CR: I saw Steven across the yard and he looked familiar to me because I knew his twin brother. And I kept thinking, Is that Marc Roberts? He doesn't quite look like Marc Roberts, but he looks a whole lot like Marc Roberts. And then I got up close to him and he had a name tag, so I said, "Are you Marc Roberts's brother?" And he said, "Yes, are you Barbara Boggs's sister?" And that's how we met.
SR: I had actually heard of Cokie all that summer. I had been recruited by one of my Harvard professors, Paul Sigmund, who was looking for student journalists to put out a newspaper at the World Youth Festival in Helsinki, Finland. I didn't know that our trip was financed by the CIA, or that Paul would later marry Cokie's sister, making us brothers-inlaw as well as co-conspirators. Another recruit was Bob Kaiser, then at Yale, an old friend of the Boggs family, and in Helsinki he kept telling me about this girl he knew at Wellesley, Cokie Boggs. But Bob made a critical mistake: he stayed in Europe. I went home early for the political meeting, and since I'd heard about her from Bob, I knew who she was when I met her.

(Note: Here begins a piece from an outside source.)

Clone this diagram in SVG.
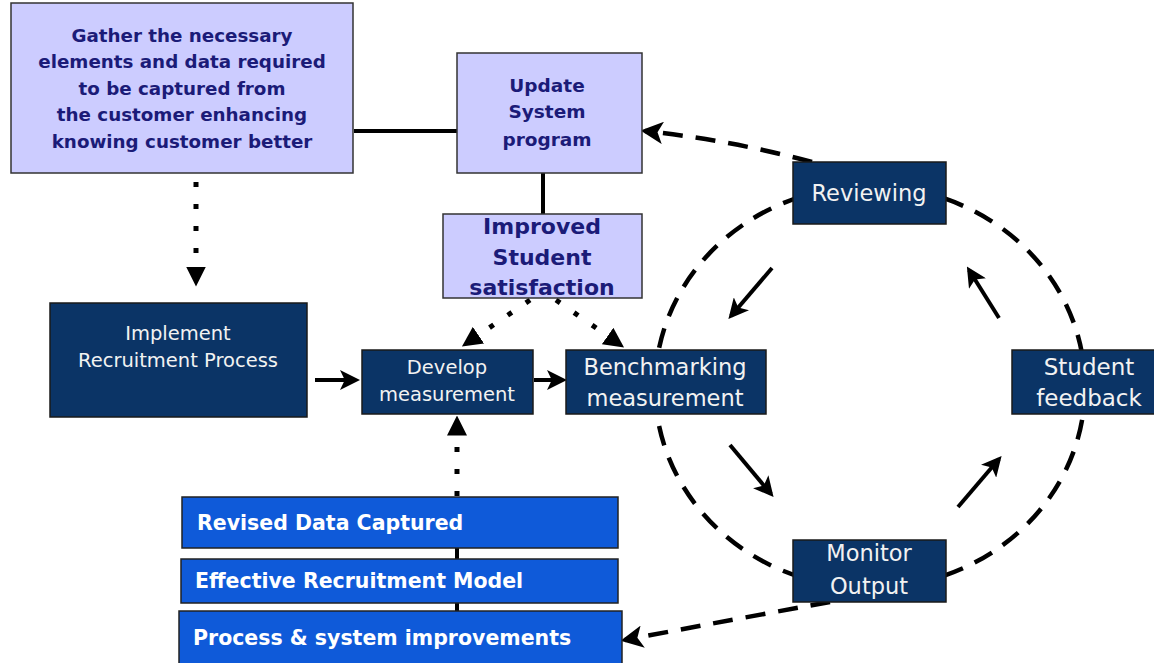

CR: But he has this picture in his mind that I was wearing a pair of charcoal-gray Bermuda shorts and I have never in my life owned a pair of charcoal-gray Bermuda shorts. It was 1962. It might have been 1932 in terms of men and women. The fact that I actually spoke at this meeting was highly unusual.
SR: But I also found that intriguing. I think from the very beginning, the fact that Cokie was so independent-minded and so forceful appealed to me. I mean, she was not the secretary sitting at the back of the room taking notes.
CR: Although really, I took quite a few.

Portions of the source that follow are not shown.